Plusieurs fois envisagée et finalement reportée, l’interdiction d’exporter des grumes de bois d’Afrique centrale est maintenant fixée à 2028. Un objectif, censé laisser aux membres de la Cemac le temps de s’adapter et de trouver des alternatives financières.
Les États d’Afrique centrale ont jusqu’au 1er janvier 2028 pour interdire « de façon absolue » l’exportation de bois non transformé, selon le texte officiel signé par le président du Conseil des ministres de l’Union économique de l’Afrique centrale l’UEAC, fin février à Bangui. Dès l’année prochaine, ils sont cependant priés de prendre les dispositions nécessaires pour atteindre progressivement l’objectif. « Un objectif lointain, mais qui vaut toujours mieux qu’un report sine die » résume un expert, qui rappelle qu’avant cette dernière annonce, la mesure n’était même plus à l’agenda des pays.
Un défi financier pour la plupart des pays
L’échéance de 2028 ne changera rien, ou presque, pour le Gabon, qui est le pionnier du Bassin du Congo et n’exporte plus de grumes non transformées depuis plus de dix ans. Pour le Cameroun, le Tchad, la République centrafricaine ou encore la Guinée Équatoriale, le calendrier fixé est en revanche toujours un défi. À titre d’exemple, malgré les progrès réalisés, le Cameroun a encore exporté en 2022, 850 000 m3 de grumes. Même au Congo-Brazzaville où l’interdiction est en œuvre depuis le 1er janvier 2023, l’exportation continue, via l’octroi de quotas de grumes à des sociétés asiatiques, qui représentent des centaines de milliers de m3, selon Alain Karsenty expert de la filière bois au Cirad (Centre de coopération internationale en recherche agronomique pour le développement). Si ces pays n’ont pas réussi à suivre la voie du Gabon, c’est en grande partie en raison des « risques financiers » que l’interdiction d’exporter du bois brut fait peser sur les économies des États, explique la Cemac.
Accompagner les États pour atténuer les pertes
Ne plus exporter de grumes veut dire pour un pays se priver des taxes. Les bois tropicaux camerounais, pour ne citer que ceux-là, sont imposés à 75% – sur la base d’une valeur marchande, fixée par les autorités, rarement réévaluée, donc déconnectée du marché et qui varie pour chaque essence. D’où la promotion par l’organisation d’une interdiction progressive pour atténuer « les pertes de ces recettes fiscales » et permettre aux économies « d’absorber le choc ».
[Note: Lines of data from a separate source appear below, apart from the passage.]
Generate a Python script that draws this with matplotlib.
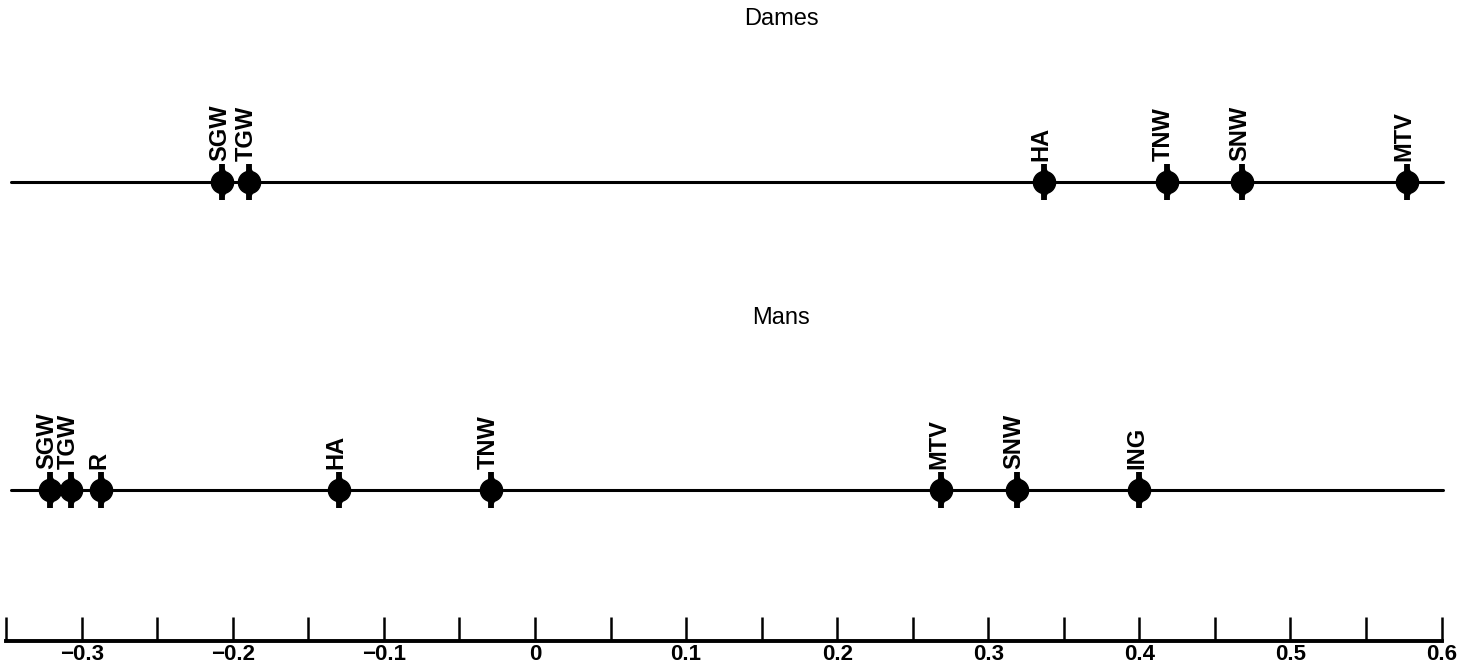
import numpy as np
import matplotlib
matplotlib.use("Agg")
import matplotlib.pyplot as plt

plt.rcParams['font.family'] = ['Liberation Sans', 'DejaVu Sans']

# scale values per group
dames_labels = ['SGW', 'TGW', 'HA', 'TNW', 'SNW', 'MTV']
dames_vals = [-0.207, -0.189, 0.337, 0.418, 0.468, 0.577]

mans_labels = ['SGW', 'TGW', 'R', 'HA', 'TNW', 'MTV', 'SNW', 'ING']
mans_vals = [-0.321, -0.307, -0.287, -0.130, -0.029, 0.269, 0.319, 0.400]

tick_major = [-0.3, -0.2, -0.1, 0, 0.1, 0.2, 0.3, 0.4, 0.5, 0.6]
tick_labels = ['\u22120.3', '\u22120.2', '\u22120.1', '0', '0.1', '0.2', '0.3', '0.4', '0.5', '0.6']
tick_minor = [-0.35, -0.25, -0.15, -0.05, 0.05, 0.15, 0.25, 0.35, 0.45, 0.55]

fig = plt.figure(figsize=(14.69, 6.66), dpi=100)
ax = fig.add_axes([0, 0, 1, 1])
ax.set_xlim(-0.3541, 0.6182)
ax.set_ylim(666, 0)  # vertical layout in pixel-like units, top down

rows = [
    ('Dames', dames_labels, dames_vals, 182, 19),
    ('Mans', mans_labels, mans_vals, 490, 318),
]

for title, labels, vals, y, ty in rows:
    ax.plot([-0.347, 0.601], [y, y], color='black', lw=2.2, solid_capstyle='round', zorder=1)
    ax.plot(vals, [y] * len(vals), ls='none', marker='|', ms=26, mew=4.2, color='black', zorder=2)
    ax.plot(vals, [y] * len(vals), ls='none', marker='d', ms=16, color='black', zorder=2)
    ax.plot(vals, [y] * len(vals), ls='none', marker='o', ms=16, color='black', zorder=3)
    for lab, v in zip(labels, vals):
        ax.annotate(lab, (v, y), xytext=(-2, 15), textcoords='offset points',
                    rotation=90, ha='center', va='bottom',
                    fontsize=17, fontweight='bold')
    ax.text(0.163, ty, title, ha='center', va='center', fontsize=17)

# bottom scale
for s in ['top', 'left', 'right']:
    ax.spines[s].set_visible(False)
ax.spines['bottom'].set_position(('data', 641))
ax.spines['bottom'].set_bounds(-0.35, 0.6)
ax.spines['bottom'].set_linewidth(2.8)
ax.set_xticks(tick_major)
ax.set_xticklabels(tick_labels, fontsize=16, fontweight='bold')
ax.set_xticks(tick_minor, minor=True)
ax.tick_params(axis='x', which='both', direction='in', length=17, width=1.8, pad=2)
ax.set_yticks([])

fig.savefig('out.png', dpi=100)
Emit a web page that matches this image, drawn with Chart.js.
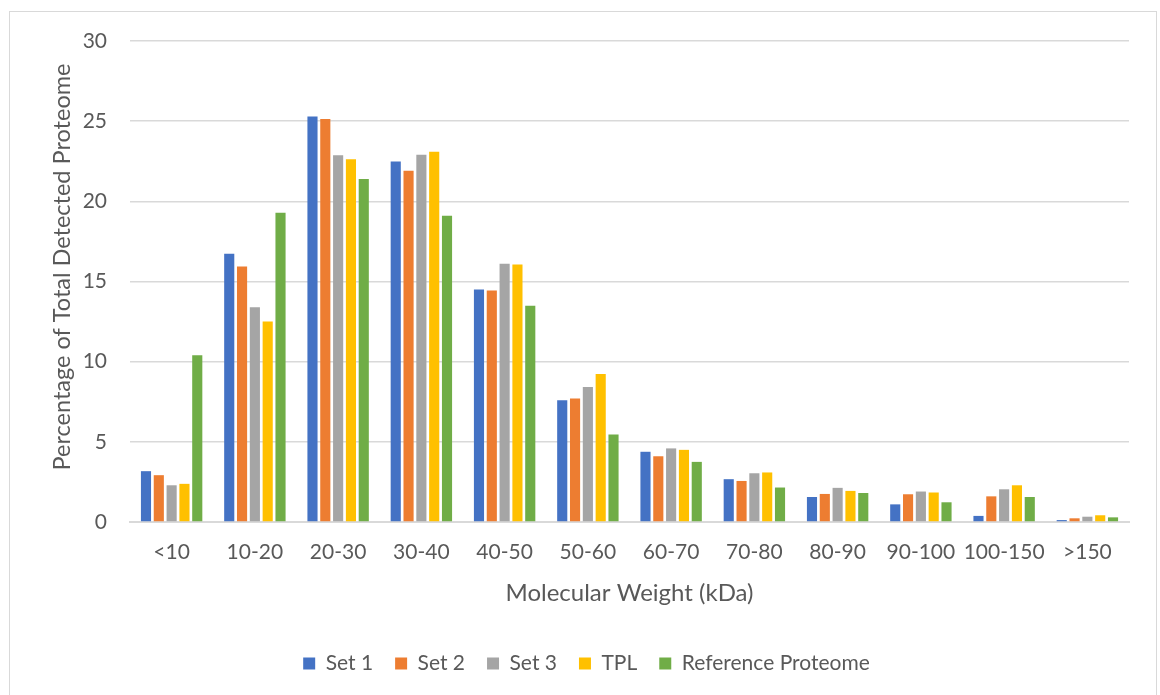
<!DOCTYPE html>
<html>
<head>
<meta charset="utf-8">
<script src="https://cdn.jsdelivr.net/npm/chart.js@4/dist/chart.umd.min.js"></script>
<style>
  html, body { margin: 0; padding: 0; background: #ffffff; }
  #frame { position: absolute; left: 9px; top: 11px; width: 1148px; height: 700px; border: 1px solid #d9d9d9; box-sizing: border-box; }
  #c { position: absolute; left: 0; top: 0; }
</style>
</head>
<body>
<div id="frame"></div>
<canvas id="c" width="1160" height="695"></canvas>
<script>
// Molecular weight bins (kDa)
const categories = ['<10', '10-20', '20-30', '30-40', '40-50', '50-60', '60-70', '70-80', '80-90', '90-100', '100-150', '>150'];

// Percentage of total detected proteome per bin
const set1      = [3.17, 16.73, 25.29, 22.48, 14.50, 7.60, 4.38, 2.67, 1.56, 1.10, 0.38, 0.12];
const set2      = [2.92, 15.94, 25.13, 21.90, 14.44, 7.71, 4.10, 2.56, 1.75, 1.73, 1.60, 0.23];
const set3      = [2.29, 13.40, 22.88, 22.90, 16.10, 8.42, 4.59, 3.04, 2.13, 1.90, 2.04, 0.33];
const tpl       = [2.38, 12.50, 22.63, 23.10, 16.06, 9.23, 4.50, 3.09, 1.94, 1.84, 2.29, 0.42];
const reference = [10.40, 19.29, 21.40, 19.10, 13.48, 5.46, 3.75, 2.15, 1.81, 1.23, 1.56, 0.29];

const yTicks = [0, 5, 10, 15, 20, 25, 30];
const yTitle = 'Percentage of Total Detected Proteome';

const FONT = 'Lato, "Open Sans", sans-serif';
const TEXT = '#595959';
const GRID = '#d9d9d9';

const mk = (label, data, color) => ({
  label, data, backgroundColor: color, borderWidth: 0,
  categoryPercentage: 0.77, barPercentage: 0.79
});

// Vertical axis title, centred on the whole chart frame rather than the plot area
const yTitlePlugin = {
  id: 'yTitle',
  afterDraw(chart) {
    const ctx = chart.ctx;
    ctx.save();
    ctx.translate(62, 267);
    ctx.rotate(-Math.PI / 2);
    ctx.fillStyle = TEXT;
    ctx.font = '23.5px ' + FONT;
    ctx.textAlign = 'center';
    ctx.textBaseline = 'middle';
    ctx.fillText(yTitle, 0, 0);
    ctx.restore();
  }
};

new Chart(document.getElementById('c'), {
  type: 'bar',
  data: {
    labels: categories,
    datasets: [
      mk('Set 1', set1, '#4472C4'),
      mk('Set 2', set2, '#ED7D31'),
      mk('Set 3', set3, '#A5A5A5'),
      mk('TPL', tpl, '#FFC000'),
      mk('Reference Proteome', reference, '#70AD47')
    ]
  },
  plugins: [yTitlePlugin],
  options: {
    responsive: false,
    animation: false,
    layout: { padding: { left: 44, right: 31, top: 41, bottom: 11 } },
    plugins: {
      tooltip: { enabled: false },
      legend: {
        position: 'bottom',
        labels: {
          color: TEXT,
          font: { family: FONT, size: 21 },
          boxWidth: 12, boxHeight: 12,
          padding: 22
        }
      }
    },
    scales: {
      x: {
        grid: { display: false, drawTicks: false },
        border: { display: true, color: GRID, width: 2 },
        ticks: { color: TEXT, font: { family: FONT, size: 21 }, padding: 18, maxRotation: 0, autoSkip: false },
        title: { display: true, text: 'Molecular Weight (kDa)', color: TEXT, font: { family: FONT, size: 24 }, padding: { top: -4, bottom: 23 } }
      },
      y: {
        min: 0, max: 30,
        afterBuildTicks: (axis) => { axis.ticks = yTicks.map(v => ({ value: v })); },
        afterFit: (axis) => { axis.width = 86; },
        grid: { color: GRID, lineWidth: 1.5, drawTicks: false },
        border: { display: false },
        ticks: { color: TEXT, font: { family: FONT, size: 21 }, padding: 23 },
        title: { display: false }
      }
    }
  }
});
</script>
</body>
</html>
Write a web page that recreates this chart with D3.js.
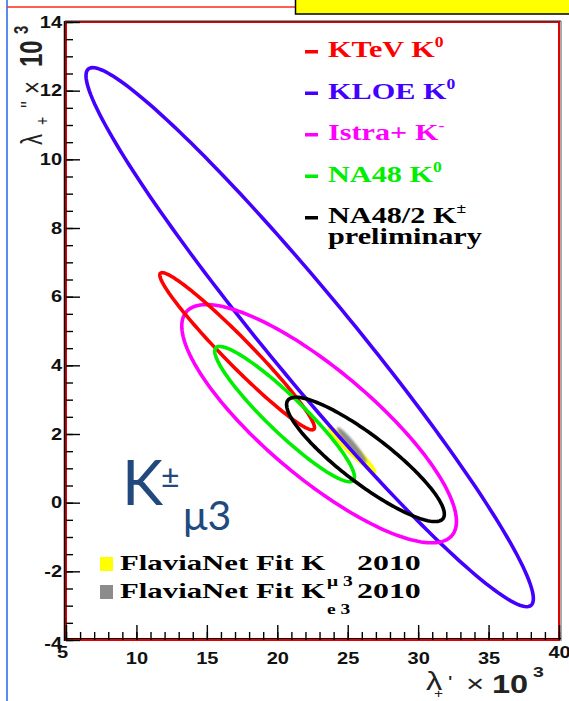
<!DOCTYPE html>
<html>
<head>
<meta charset="utf-8">
<script src="https://cdn.jsdelivr.net/npm/d3@7"></script>
<style>
  body { margin: 0; background: #fff; }
  svg { display: block; }
</style>
</head>
<body>
<div id="chart"></div>
<script>
// experiments in the legend (name, kaon charge)
var experiments = ["KTeV", "KLOE", "Istra+", "NA48", "NA48/2"];
var charges = ["0", "0", "-", "0", "\u00b1"];
var colors = ["#ff0000", "#4400ff", "#ff00ff", "#00ee00", "#000000"];

// 1 sigma contours, lambda+' and lambda+'' (x 10^3)
var centerX = [17.15, 22.3, 22.97, 20.52, 26.26];
var centerY = [4.41, 4.82, 2.30, 2.58, 1.26];
var sigmaX = [5.49, 15.88, 9.75, 4.96, 5.60];
var sigmaY = [2.29, 7.85, 3.47, 1.97, 1.81];
var rho = [-0.97, -0.97, -0.82, -0.93, -0.88];

// FlaviaNet fits 2010 (Kmu3 yellow, Ke3 grey)
var fitLabels = ["\u03bc 3", "e 3"];
var fitColors = ["#ffff00", "#8c8c8c"];
var fitX = [25.3, 25.3];
var fitY = [1.55, 1.68];
var fitSX = [1.75, 1.05];
var fitSY = [0.70, 0.52];
var fitRho = [-0.95, -0.95];

// axes
var xTicks = [5, 10, 15, 20, 25, 30, 35, 40];
var yTicks = [-4, -2, 0, 2, 4, 6, 8, 10, 12, 14];

var W = 569, H = 701;
var svg = d3.select("#chart").append("svg").attr("width", W).attr("height", H);

var x = d3.scaleLinear().domain([5, 40]).range([66, 559]);
var y = d3.scaleLinear().domain([-4, 14]).range([640, 22]);

// slide decorations
svg.append("line").attr("x1", 7).attr("x2", 7).attr("y1", 0).attr("y2", H)
  .attr("stroke", "#5b8def").attr("stroke-width", 2);
svg.append("line").attr("x1", 7).attr("x2", 295).attr("y1", 7).attr("y2", 7)
  .attr("stroke", "#ff2a1a").attr("stroke-width", 1.5);
svg.append("rect").attr("x", 295.5).attr("y", -2).attr("width", 290).attr("height", 16)
  .attr("fill", "#ffff00").attr("stroke", "#000").attr("stroke-width", 1.5);

// stretched text helper (the picture is wider than tall)
function stext(parent, px, py, k) {
  return parent.append("g")
    .attr("transform", "translate(" + px + "," + py + ") scale(" + k + ",1)")
    .append("text");
}
function stretch(sel, k) {
  sel.each(function() {
    var w = this.getComputedTextLength();
    d3.select(this).attr("textLength", w * k).attr("lengthAdjust", "spacingAndGlyphs");
  });
}

svg.append("clipPath").attr("id", "plotclip").append("rect")
  .attr("x", 66).attr("y", 22).attr("width", 493).attr("height", 618);

var contour = function(cx, cy, sx, sy, r) {
  var s = Math.sqrt(1 - r * r);
  return d3.range(0, 360, 2).map(function(deg) {
    var t = deg * Math.PI / 180;
    return [cx + sx * Math.cos(t), cy + sy * (r * Math.cos(t) + s * Math.sin(t))];
  });
};
var line = d3.line()
  .x(function(d) { return x(d[0]); })
  .y(function(d) { return y(d[1]); })
  .curve(d3.curveLinearClosed);

var plot = svg.append("g").attr("clip-path", "url(#plotclip)");

var blur = svg.append("defs").append("filter").attr("id", "soft");
blur.append("feGaussianBlur").attr("stdDeviation", 1.1);

fitLabels.forEach(function(d, i) {
  plot.append("path")
    .attr("d", line(contour(fitX[i], fitY[i], fitSX[i], fitSY[i], fitRho[i])))
    .attr("fill", fitColors[i])
    .attr("filter", i == 1 ? "url(#soft)" : null);
});

var order = [1, 2, 0, 3, 4];
order.forEach(function(i) {
  plot.append("path")
    .attr("d", line(contour(centerX[i], centerY[i], sigmaX[i], sigmaY[i], rho[i])))
    .attr("fill", "none")
    .attr("stroke", colors[i])
    .attr("stroke-width", 3.6);
});

// frame
svg.append("rect").attr("x", 66).attr("y", 22).attr("width", 493).attr("height", 618)
  .attr("fill", "none").attr("stroke", "#e00000").attr("stroke-width", 2);
svg.append("line").attr("x1", 65).attr("x2", 561).attr("y1", 21).attr("y2", 21)
  .attr("stroke", "#333").attr("stroke-width", 1.2);
svg.append("line").attr("x1", 561).attr("x2", 561).attr("y1", 21).attr("y2", 641)
  .attr("stroke", "#555").attr("stroke-width", 1);
svg.append("line").attr("x1", 64.5).attr("x2", 64.5).attr("y1", 21).attr("y2", 641)
  .attr("stroke", "#000").attr("stroke-width", 1.5);
svg.append("line").attr("x1", 64).attr("x2", 561).attr("y1", 638.5).attr("y2", 638.5)
  .attr("stroke", "#000").attr("stroke-width", 1.2);

// axes
var axisFont = "'Liberation Sans', Arial, sans-serif";
var plain = function(d) { return String(d); };

var yMinor = svg.append("g").attr("transform", "translate(66,0)")
  .call(d3.axisLeft(y).tickValues(d3.range(-4, 14.01, 0.5)).tickSize(-7).tickFormat(""));
var yMajor = svg.append("g").attr("transform", "translate(66,0)")
  .call(d3.axisLeft(y).tickValues(yTicks).tickSize(-14).tickPadding(4).tickFormat(plain));
var xMinor = svg.append("g").attr("transform", "translate(0,640)")
  .call(d3.axisBottom(x).tickValues(d3.range(5, 40.01, 1)).tickSize(-8).tickFormat(""));
var xMajor = svg.append("g").attr("transform", "translate(0,640)")
  .call(d3.axisBottom(x).tickValues(xTicks).tickSize(-15).tickPadding(13).tickFormat(plain));

[yMinor, yMajor, xMinor, xMajor].forEach(function(a) {
  a.select(".domain").remove();
  a.selectAll("line").attr("stroke", "#000").attr("stroke-width", 1.4);
  a.selectAll("text").attr("font-family", axisFont).attr("font-weight", "bold")
    .attr("font-size", 16).attr("fill", "#111");
});
xMajor.selectAll(".tick text").filter(function(d) { return d == 5 || d == 40; })
  .attr("y", 7);
xMajor.selectAll(".tick text").filter(function(d) { return d == 5; }).attr("x", -4);
yMajor.selectAll(".tick text").filter(function(d) { return d == -4; }).attr("y", 3);
stretch(yMajor.selectAll("text"), 1.25);
stretch(xMajor.selectAll("text"), 1.25);

// y axis title
var yt = svg.append("g").attr("transform", "translate(42,145) rotate(-90) scale(1,1.3)")
  .attr("font-family", axisFont).attr("fill", "#222");
yt.append("text").attr("x", 0).attr("font-size", 22).text("\u03bb");
yt.append("text").attr("x", 20).attr("y", 5).attr("font-size", 14).text("+");
yt.append("text").attr("x", 37).attr("y", -3).attr("font-size", 18).text("''");
yt.append("text").attr("x", 51).attr("font-size", 22).text("\u00d7");
yt.append("text").attr("x", 78).attr("font-size", 24).attr("font-weight", "bold").text("10");
yt.append("text").attr("x", 111).attr("y", -11).attr("font-size", 15).attr("font-weight", "bold").text("3");

// x axis title
var xt = svg.append("g").attr("font-family", axisFont).attr("fill", "#222");
stext(xt, 426, 690, 1.3).attr("font-size", 25).text("\u03bb");
stext(xt, 434, 698, 1.3).attr("font-size", 12).text("+");
stext(xt, 448, 689, 1.3).attr("font-size", 18).text("'");
stext(xt, 466, 692, 1.3).attr("font-size", 24).text("\u00d7");
stext(xt, 492, 693, 1.3).attr("font-size", 25).attr("font-weight", "bold").text("10");
stext(xt, 533, 677, 1.3).attr("font-size", 15).attr("font-weight", "bold").text("3");

// legend, top right
var serif = "'Liberation Serif', 'Times New Roman', serif";
var legend = svg.append("g").attr("font-family", serif).attr("font-weight", "bold");
experiments.forEach(function(name, i) {
  var by = 57 + i * 41.5;
  legend.append("rect").attr("x", 305).attr("y", by - 7).attr("width", 13).attr("height", 3.5)
    .attr("fill", colors[i]);
  var t = stext(legend, 328, by, 1.26).attr("font-size", 24).attr("fill", colors[i]);
  t.append("tspan").text(name + " K");
  t.append("tspan").attr("dy", -10).attr("font-size", 14).text(charges[i]);
});
stext(legend, 328, 57 + 4 * 41.5 + 21, 1.26).attr("font-size", 24).attr("fill", "#000")
  .text("preliminary");

// legend, FlaviaNet fits
var fl = svg.append("g").attr("font-family", serif).attr("font-weight", "bold").attr("fill", "#000");
fitLabels.forEach(function(lab, i) {
  var by = 570 + i * 28;
  fl.append("rect").attr("x", 100).attr("y", by - 13).attr("width", 13).attr("height", 14)
    .attr("fill", fitColors[i]);
  stext(fl, 120, by, 1.4).attr("font-size", 22).text("FlaviaNet Fit K");
  stext(fl, 327, by + 16, 1.3).attr("font-size", 15).text(lab);
  stext(fl, 357, by, 1.45).attr("font-size", 22).text("2010");
});

// K± mu3 annotation
var ann = svg.append("g").attr("font-family", "Lato, 'Open Sans', sans-serif").attr("fill", "#21497e");
ann.append("text").attr("x", 122).attr("y", 505).attr("font-size", 62).text("K");
ann.append("text").attr("x", 161).attr("y", 488).attr("font-size", 32).text("\u00b1");
ann.append("text").attr("x", 183).attr("y", 530).attr("font-size", 41).text("\u03bc3");
</script>
</body>
</html>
Le Gabon peut témoigner de ce « choc » : lorsque l’interdiction a été appliquée dans le pays, ses recettes fiscales ont chuté de 80% soit une perte de 75 milliards de FCFA selon la Cemac. « C’est pour cela qu’accepter de s’en priver est plus facile pour les États qui ont d’autres ressources, comme le pétrole, que pour ceux qui n’en ont pas », explique Alain Karsenty.
Une demande vietnamienne spécifique
Parmi les autres freins, il y a le manque de capacités industrielles ou le manque d’énergie pour les faire tourner. Et quand les infrastructures existent, elles ne fonctionnent parfois qu’à peine parce qu’il reste plus intéressant pour leur propriétaire d’exporter des grumes. Transformer, c’est parfois prendre le risque de perdre un marché, explique l’expert du Cirad. C’est le cas par exemple du tali, un bois que les Vietnamiens achètent parce qu’il est vendu en grumes.
Les freins actuels se traduisent en chiffres : le Bassin du Congo représente 20% des exportations mondiales de grumes tropicales, mais seulement 6% de celles des sciages pour les mêmes bois et 1% du commerce de contreplaqués tropicaux, c’est-à-dire de bois ayant subi plusieurs transformations, selon les données de la Cemac.
Pour ne rien arranger au tableau, la volonté des États de transformer pour créer de la valeur ajoutée et des emplois se heurte aujourd’hui à un marché chinois en berne, doublé d’une baisse de la demande indienne et européenne.